The NHS COVID-19 app

The Government initially developed an app based on a centralised system – data was to be stored on a central server. This system was abandoned because of concerns about public trust and data security.

The new app, launched in September, uses Apple and Google’s decentralised system. It is considered much more secure. In this system, your data is stored on your phone, unless you choose to share it. You are not mandated to share your data, even if you test positive. You can also see what information the app has about you, you can check that it is right, and you can delete it.

The app is designed to keep your data anonymous. The app cannot access personal information on your phone, such as messages or contacts. It does not collect any directly identifiable information such as names, telephone numbers, NHS numbers or GPS location data.

The Bluetooth codes used to identify close contact are encrypted and stored on your phone for 14 days. Even if you choose to share them with Test and Trace, they cannot be used to identify who you are or who you’ve spent time with.

If the app recommends you get tested for Covid-19, you'll be allocated a unique token, which is passed to the test centre so that the results can be uploaded on the app. The token supplants the need for any personal information (like your name), and it is destroyed within 24 to 48 hours of test results being received.

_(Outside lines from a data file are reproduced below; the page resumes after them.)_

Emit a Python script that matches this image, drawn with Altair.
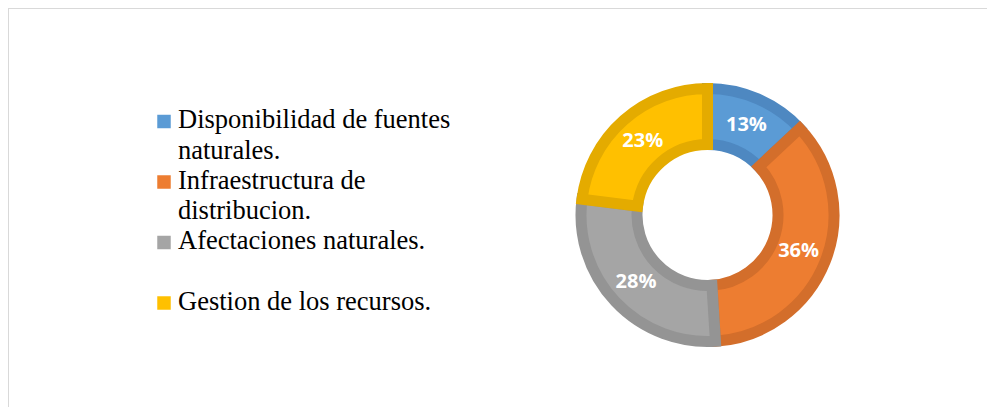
import altair as alt
import pandas as pd

# ---- data ----
categories = [
    "Disponibilidad de fuentes naturales.",
    "Infraestructura de distribucion.",
    "Afectaciones naturales.",
    "Gestion de los recursos.",
]
legend_text = [
    "Disponibilidad de fuentes\nnaturales.",
    "Infraestructura de\ndistribucion.",
    "Afectaciones naturales.",
    "Gestion de los recursos.",
]
shares = [13, 36, 28, 23]
share_labels = ["13%", "36%", "28%", "23%"]
fill_colors = ["#5B9BD5", "#ED7D31", "#A5A5A5", "#FFC000"]
edge_colors = ["#4E88C1", "#D36E2B", "#949494", "#E4AB00"]

df = pd.DataFrame({
    "category": categories,
    "legend": legend_text,
    "value": shares,
    "pct": share_labels,
    "idx": list(range(len(categories))),
})

W, H = 979, 399
CX, CY = 699.5, 207

color = alt.Color("category:N", scale=alt.Scale(domain=categories, range=fill_colors), legend=None)
stroke = alt.Stroke("category:N", scale=alt.Scale(domain=categories, range=edge_colors), legend=None)
theta = alt.Theta("value:Q", stack=True)
order = alt.Order("idx:Q")

base = alt.Chart(df)

arcs = base.mark_arc(outerRadius=126.5, innerRadius=70.5, strokeWidth=11, strokeJoin="miter").encode(
    theta=theta, order=order, color=color, stroke=stroke,
    x=alt.value(CX), y=alt.value(CY),
)

labels = base.mark_text(radius=98, font="Open Sans", fontSize=20, fontWeight="bold",
                        color="white").encode(
    theta=theta, order=order, text="pct:N",
    x=alt.value(CX), y=alt.value(CY),
)

ly = alt.Y("category:N", sort=categories, axis=None,
           scale=alt.Scale(range=[113.5, 295], padding=0))

leg_sq = base.mark_square(size=182, opacity=1).encode(
    y=ly, x=alt.value(156),
    color=alt.Color("category:N", scale=alt.Scale(domain=categories, range=edge_colors), legend=None),
)
leg_txt = base.mark_text(align="left", baseline="alphabetic", dy=6.5, font="Liberation Serif",
                         fontSize=26.5, lineBreak="\n", lineHeight=30.5, color="black").encode(
    y=ly, x=alt.value(170), text="legend:N",
)

frame_df = pd.DataFrame({"k": [0]})
top_line = alt.Chart(frame_df).mark_rule(color="#D9D9D9", strokeWidth=1).encode(
    x=alt.value(0), x2=alt.value(W), y=alt.value(0.5))
left_line = alt.Chart(frame_df).mark_rule(color="#D9D9D9", strokeWidth=1).encode(
    x=alt.value(0.5), y=alt.value(0), y2=alt.value(H))

chart = alt.layer(top_line, left_line, arcs, labels, leg_sq, leg_txt).properties(
    width=W, height=H, padding=0, autosize=alt.AutoSizeParams(type="none"),
    background="white",
).configure_view(stroke=None)

chart.save("out.html", embed_options={"renderer": "svg", "actions": False})
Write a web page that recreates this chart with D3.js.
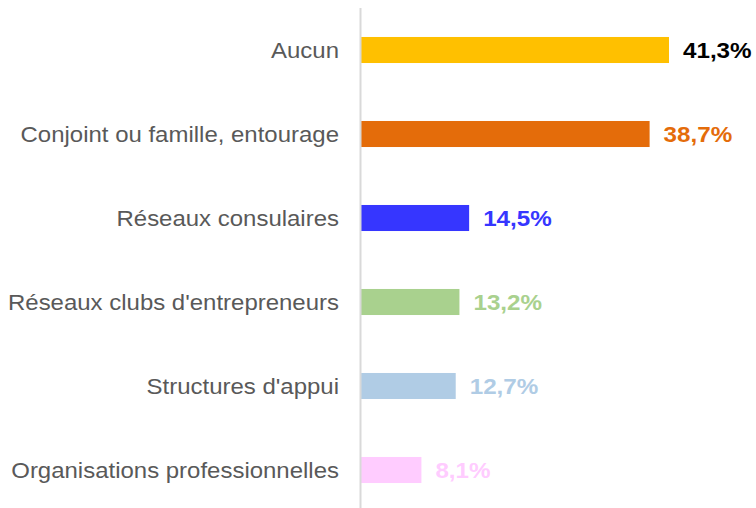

For the app to tell you if your local area becomes high risk, you'll need to give the first few characters of your postcode. But this covers around 8,000 households on average, so you cannot specifically be identified.

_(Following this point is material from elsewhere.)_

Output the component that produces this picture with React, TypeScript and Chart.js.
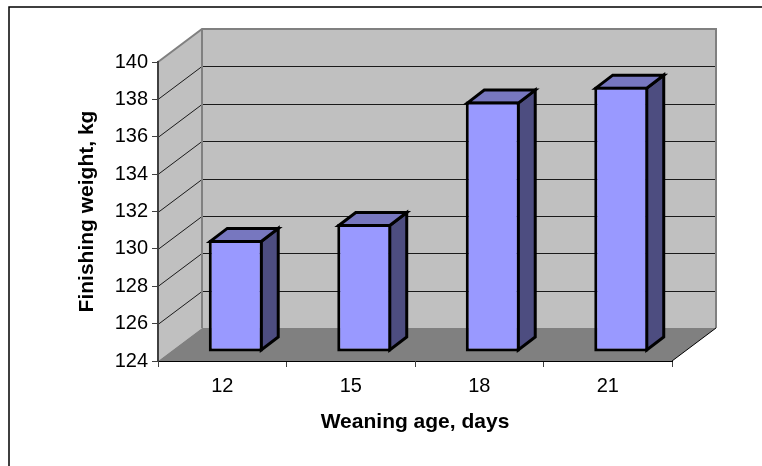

Checking in to a venue with a QR code is also anonymous. The code will stay on your phone for 21 days.

The data it gathers cannot be used by the police to identify or track you. And, even though refusing to self-isolate when told to is now illegal in England, the new laws do not apply to being told to isolate by an alert on the NHS COVID-19 app.

If you'd like to know more, the National Cyber Security Centre are involved in monitoring and reviewing the app to ensure it is safe and secure to use. Apple and Google have also done a privacy review. You can read the Privacy Notice and DPIA for the app on the Government’s website.

Can You Trust It?

There are no glaring technical or legal reasons to distrust the app. Indeed, the app has data privacy built into much of its design.

The same cannot be said for the manual system, which is demonstrably more vulnerable to human error and mismanagement, as well as having a troublingly opaque approach to data protection.

But… Do You Trust It?

It doesn’t seem so. Public trust in the Government’s ability to manage the pandemic is very low. Lack of public trust must be contributing to the meagre number of downloads since the app was launched.

It is understandable to be sceptical of a system that requires so much personal data to function, particularly if it is being managed by a Government, and outsourced to private companies, that you may have other reservations about.

Final Thoughts

Though contact tracing is an important way of controlling infection rates, and the app will only be effective if many more of us download it, this is your decision to make. Using the app is voluntary. You can use parts of the app (such as the QR codes) but turn off the Bluetooth. You can choose not to share your app data with contact tracers.